Retype the opening lines of the data exactly, stopping after the line that contains "from matplotlib.lines import Line2D". Skip every picture.
******************************
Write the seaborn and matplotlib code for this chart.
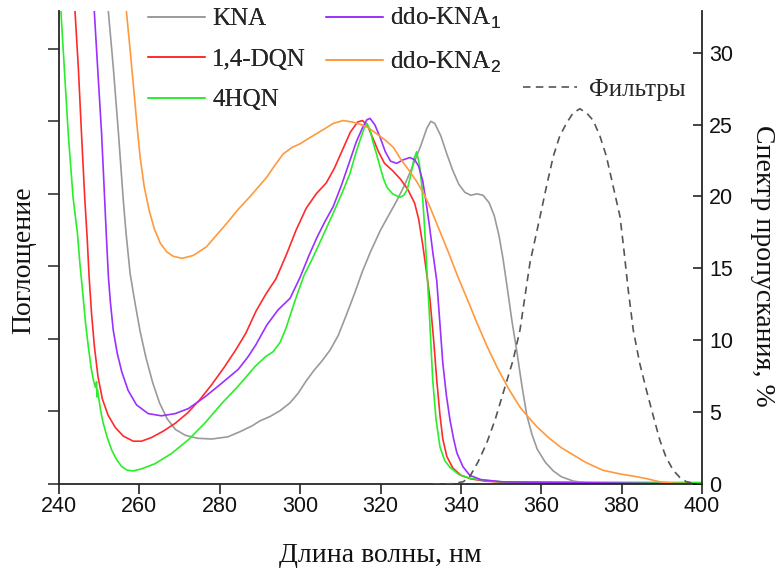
import numpy as np
import pandas as pd
import matplotlib
matplotlib.use("Agg")
import matplotlib.pyplot as plt
import seaborn as sns
from matplotlib.lines import Line2D

# ---------------- data ----------------
kna_x = [252.0, 252.3, 253.5, 254.8, 256.0, 256.7, 257.7, 258.9, 260.2, 261.6, 263.3, 265.0,
         266.9, 269.0, 271.5, 274.5, 278.0, 282.0, 285.0, 288.0, 290.0, 292.5, 295.0, 297.5,
         299.5, 301.5, 303.5, 305.5, 307.5, 309.5, 311.5, 313.5, 315.5, 317.5, 320.0, 322.0,
         324.0, 326.0, 328.0, 330.0, 331.5, 332.5, 333.5, 335.0, 336.5, 338.0, 339.5, 341.0,
         342.5, 344.0, 345.5, 347.0, 348.3, 349.5, 350.5, 351.5, 352.7, 354.0, 355.2, 356.4,
         357.7, 359.0, 361.0, 363.0, 365.0, 368.0, 372.0, 400.0]
kna_y = [6.9, 6.5, 5.75, 4.83, 3.91, 3.45, 2.90, 2.50, 2.10, 1.75, 1.40, 1.12,
         0.90, 0.75, 0.67, 0.63, 0.62, 0.65, 0.72, 0.80, 0.87, 0.93, 1.01, 1.12,
         1.25, 1.42, 1.57, 1.70, 1.85, 2.05, 2.33, 2.62, 2.93, 3.20, 3.50, 3.70,
         3.90, 4.12, 4.38, 4.66, 4.90, 5.00, 4.97, 4.80, 4.55, 4.32, 4.13, 4.02,
         3.98, 4.00, 3.98, 3.88, 3.70, 3.42, 3.10, 2.72, 2.25, 1.80, 1.35, 0.95,
         0.68, 0.48, 0.30, 0.18, 0.10, 0.04, 0.01, 0.0]

dqn_x = [243.6, 244.0, 244.8, 245.6, 246.4, 247.0, 247.5, 248.1, 248.8, 249.7, 250.8, 252.2,
         254.0, 256.0, 258.5, 260.5, 263.0, 266.0, 269.0, 272.0, 275.0, 278.0, 281.0, 284.0,
         286.5, 289.0, 291.5, 294.0, 296.5, 299.0, 301.5, 304.0, 306.5, 308.5, 310.5, 312.5,
         314.3, 315.5, 316.7, 318.0, 319.5, 321.0, 323.0, 325.0, 326.8, 328.5, 329.5, 330.5,
         331.5, 332.3, 333.2, 334.0, 334.8, 335.5, 336.5, 338.0, 340.0, 342.5, 346.0, 352.0, 400.0]
dqn_y = [6.9, 6.5, 5.75, 4.83, 3.95, 3.40, 2.85, 2.35, 1.90, 1.48, 1.17, 0.95,
         0.78, 0.66, 0.59, 0.59, 0.64, 0.73, 0.84, 0.98, 1.16, 1.37, 1.60, 1.85,
         2.08, 2.38, 2.62, 2.83, 3.15, 3.50, 3.80, 4.00, 4.15, 4.35, 4.60, 4.85,
         4.99, 5.01, 4.95, 4.78, 4.58, 4.42, 4.32, 4.20, 4.06, 3.87, 3.65, 3.30,
         2.90, 2.55, 2.00, 1.43, 0.95, 0.62, 0.38, 0.22, 0.12, 0.07, 0.04, 0.02, 0.0]

hqn_x = [240.3, 240.5, 241.3, 242.3, 243.5, 244.6, 245.2, 246.0, 246.6, 247.3, 248.0, 248.6,
         249.1, 249.35, 249.45, 249.55, 249.9, 250.4, 251.0, 252.0, 253.1, 254.3, 255.6, 257.0,
         258.5, 260.6, 263.9, 268.0, 272.2, 276.3, 280.5, 284.6, 288.8, 291.5, 293.2, 295.0,
         296.5, 298.2, 299.5, 301.0, 303.0, 305.5, 308.2, 310.5, 312.4, 313.8, 314.9, 315.9,
         316.6, 317.4, 318.1, 319.0, 319.9, 320.8, 321.6, 323.0, 324.8, 325.8, 326.6, 327.5,
         328.3, 329.0, 329.7, 330.3, 330.9, 331.5, 332.2, 333.0, 333.8, 334.8, 336.0, 337.3,
         339.5, 342.2, 346.0, 350.0, 400.0]
hqn_y = [6.9, 6.5, 5.75, 4.83, 3.95, 3.45, 3.04, 2.58, 2.22, 1.89, 1.60, 1.42,
         1.33, 1.41, 1.20, 1.30, 1.18, 1.00, 0.84, 0.64, 0.47, 0.34, 0.24, 0.19,
         0.18, 0.21, 0.28, 0.42, 0.61, 0.84, 1.11, 1.35, 1.62, 1.76, 1.82, 1.95,
         2.15, 2.44, 2.65, 2.88, 3.10, 3.40, 3.73, 4.02, 4.28, 4.55, 4.74, 4.90,
         4.97, 4.88, 4.72, 4.55, 4.37, 4.20, 4.09, 4.00, 3.95, 3.98, 4.05, 4.25,
         4.48, 4.58, 4.40, 4.10, 3.60, 3.00, 2.30, 1.43, 0.90, 0.51, 0.32, 0.23,
         0.13, 0.08, 0.05, 0.03, 0.02]

ddo1_x = [248.4, 248.8, 249.6, 250.6, 251.3, 251.8, 252.3, 252.8, 253.5, 254.5, 255.6, 257.2,
          259.3, 262.2, 265.5, 268.9, 272.2, 276.3, 280.5, 284.6, 287.0, 289.0, 291.7, 294.5,
          297.5, 300.0, 302.2, 304.2, 306.2, 308.2, 310.3, 312.4, 314.0, 315.6, 316.6, 317.4,
          318.6, 319.9, 321.2, 322.5, 324.0, 325.7, 327.3, 328.5, 329.5, 330.5, 331.3, 332.2,
          333.0, 334.0, 334.8, 335.5, 336.4, 337.3, 338.2, 339.0, 340.5, 342.2, 345.0, 350.4, 400.0]
ddo1_y = [6.9, 6.5, 5.75, 4.83, 4.00, 3.40, 2.85, 2.50, 2.12, 1.80, 1.55, 1.29,
          1.09, 0.97, 0.94, 0.97, 1.04, 1.20, 1.39, 1.58, 1.75, 1.92, 2.19, 2.40,
          2.56, 2.85, 3.15, 3.40, 3.62, 3.82, 4.12, 4.46, 4.72, 4.92, 5.02, 5.04,
          4.95, 4.78, 4.58, 4.45, 4.42, 4.47, 4.50, 4.47, 4.38, 4.18, 3.90, 3.55,
          3.20, 2.80, 2.20, 1.67, 1.22, 0.88, 0.62, 0.43, 0.24, 0.12, 0.06, 0.03, 0.0]

ddo2_x = [256.4, 256.8, 257.7, 258.5, 259.4, 260.2, 261.2, 262.4, 263.7, 265.2, 266.8, 268.4,
          270.6, 273.4, 276.7, 279.5, 281.7, 284.5, 287.5, 289.7, 291.7, 293.8, 295.8, 298.0,
          300.0, 302.0, 304.1, 306.2, 308.2, 310.7, 313.0, 314.9, 317.0, 319.0, 321.2, 323.2,
          325.0, 327.0, 329.0, 330.8, 332.3, 334.8, 337.0, 339.3, 341.5, 344.0, 346.5, 349.0,
          351.8, 354.7, 356.8, 358.9, 362.0, 365.0, 367.1, 371.0, 375.3, 379.5, 383.8, 386.5,
          389.5, 393.0, 400.0]
ddo2_y = [6.9, 6.5, 5.98, 5.5, 4.95, 4.5, 4.1, 3.78, 3.52, 3.32, 3.20, 3.14,
          3.11, 3.15, 3.27, 3.45, 3.59, 3.78, 3.96, 4.10, 4.23, 4.40, 4.55, 4.64,
          4.69, 4.76, 4.83, 4.90, 4.97, 5.01, 4.99, 4.96, 4.91, 4.83, 4.74, 4.64,
          4.48, 4.33, 4.17, 4.00, 3.82, 3.48, 3.18, 2.85, 2.56, 2.22, 1.90, 1.61,
          1.32, 1.06, 0.92, 0.79, 0.63, 0.50, 0.43, 0.30, 0.19, 0.14, 0.10, 0.07,
          0.03, 0.01, 0.0]

filt_x = [333.0, 338.1, 340.6, 342.2, 344.3, 346.4, 348.5, 350.5, 353.0, 354.7, 355.6, 357.2,
          359.7, 361.3, 363.0, 364.6, 366.3, 367.9, 369.6, 371.3, 372.9, 374.6, 376.2, 377.9,
          379.6, 380.6, 381.6, 382.9, 384.5, 386.2, 388.0, 389.5, 391.0, 392.8, 394.5, 396.1,
          398.0, 400.0]
filt_y = [0.0, 0.02, 0.16, 0.51, 1.55, 2.83, 4.45, 6.31, 8.63, 10.7, 12.4, 15.4,
          18.6, 20.7, 22.8, 24.2, 25.1, 25.8, 26.1, 25.8, 25.3, 24.2, 22.8, 20.7,
          18.6, 16.2, 13.6, 10.7, 8.4, 6.5, 4.6, 3.06, 1.9, 0.97, 0.45, 0.16,
          0.04, 0.0]

series_names = ["KNA", "1,4-DQN", "4HQN", "ddo-KNA$_1$", "ddo-KNA$_2$"]
series_colors = ["#9a9a9a", "#ff2b2b", "#2aee2a", "#9b30ff", "#ff9a3c"]
filter_name = "Фильтры"
xlabel = "Длина волны, нм"
ylabel_left = "Поглощение"
ylabel_right = "Спектр пропускания, %"
xticks = [240, 260, 280, 300, 320, 340, 360, 380, 400]
rticks = [0, 5, 10, 15, 20, 25, 30]

# ---------------- style ----------------
sns.set_style("ticks")
plt.rcParams["font.family"] = ["Liberation Sans", "DejaVu Sans"]
plt.rcParams["mathtext.fontset"] = "custom"
plt.rcParams["mathtext.rm"] = "Liberation Sans"
plt.rcParams["mathtext.it"] = "Liberation Sans:italic"
serif = ["Liberation Serif", "DejaVu Serif"]

fig = plt.figure(figsize=(7.81, 5.73), dpi=100)
ax = fig.add_axes([59 / 781, 1 - 484 / 573, (702 - 59) / 781, (484 - 11) / 573])
ax2 = ax.twinx()

xs = [kna_x, dqn_x, hqn_x, ddo1_x, ddo2_x]
ys = [kna_y, dqn_y, hqn_y, ddo1_y, ddo2_y]
handles = []
for name, col, x, y in zip(series_names, series_colors, xs, ys):
    df = pd.DataFrame({"x": x, "y": y})
    sns.lineplot(data=df, x="x", y="y", ax=ax, color=col, lw=1.2,
                 estimator=None, sort=False, legend=False)
    handles.append(Line2D([], [], color=col, lw=1.2))

dash = (0, (4.5, 3.2))
dff = pd.DataFrame({"x": filt_x, "y": filt_y})
sns.lineplot(data=dff, x="x", y="y", ax=ax2, color="#555555", lw=1.2,
             estimator=None, sort=False, legend=False, linestyle=dash)
fh = Line2D([], [], color="#555555", lw=1.2, linestyle=dash)

ax.set_xlim(240, 400)
ax.set_ylim(0, 6.52)
ax2.set_ylim(0, 32.9)
ax.set_xticks(xticks)
ax.set_yticks(range(0, 7))
ax.set_yticklabels([])
ax2.set_yticks(rticks)

for a in (ax, ax2):
    a.spines["top"].set_visible(False)
    for s in a.spines.values():
        s.set_linewidth(1.3)
ax.spines["right"].set_visible(False)
ax2.spines["left"].set_visible(False)
ax2.spines["bottom"].set_visible(False)

ax.tick_params(axis="x", direction="out", length=7, width=1.1, labelsize=15.5, pad=2, colors="#111111")
ax.tick_params(axis="y", direction="out", length=8, width=1.1)
ax2.tick_params(axis="y", direction="in", length=6.5, width=1.1, labelsize=15.5, pad=5, colors="#111111")

ax.set_xlabel(xlabel, family=serif, fontsize=20, color="#111111")
ax.xaxis.set_label_coords(0.5, -0.124)
ax.xaxis.label.set_va("top")
ax.set_ylabel(ylabel_left, family=serif, fontsize=20, color="#111111")
ax.yaxis.set_label_coords(-0.035, 0.474)
ax2.set_ylabel(ylabel_right, family=serif, fontsize=20, rotation=270, va="bottom", color="#111111")
ax2.yaxis.set_label_coords(1.075, 0.461)

leg = ax.legend(handles, series_names, ncol=2, loc="upper left", bbox_to_anchor=(0.138, 1.01),
                frameon=False, borderpad=0, borderaxespad=0, handlelength=2.28, handletextpad=0.3,
                labelspacing=0.72, columnspacing=0.8, prop={"family": serif, "size": 18})
ax.add_artist(leg)
ax2.legend([fh], [filter_name], loc="center right", bbox_to_anchor=(0.974, 0.833),
           frameon=False, borderpad=0, borderaxespad=0, handlelength=2.16, handletextpad=0.45,
           prop={"family": serif, "size": 18})

fig.savefig("out.png", dpi=100)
******************************
■ Solved problem
Write the seaborn and matplotlib code for this chart.
import numpy as np
import pandas as pd
import matplotlib
matplotlib.use("Agg")
import matplotlib.pyplot as plt
import seaborn as sns
from matplotlib.lines import Line2D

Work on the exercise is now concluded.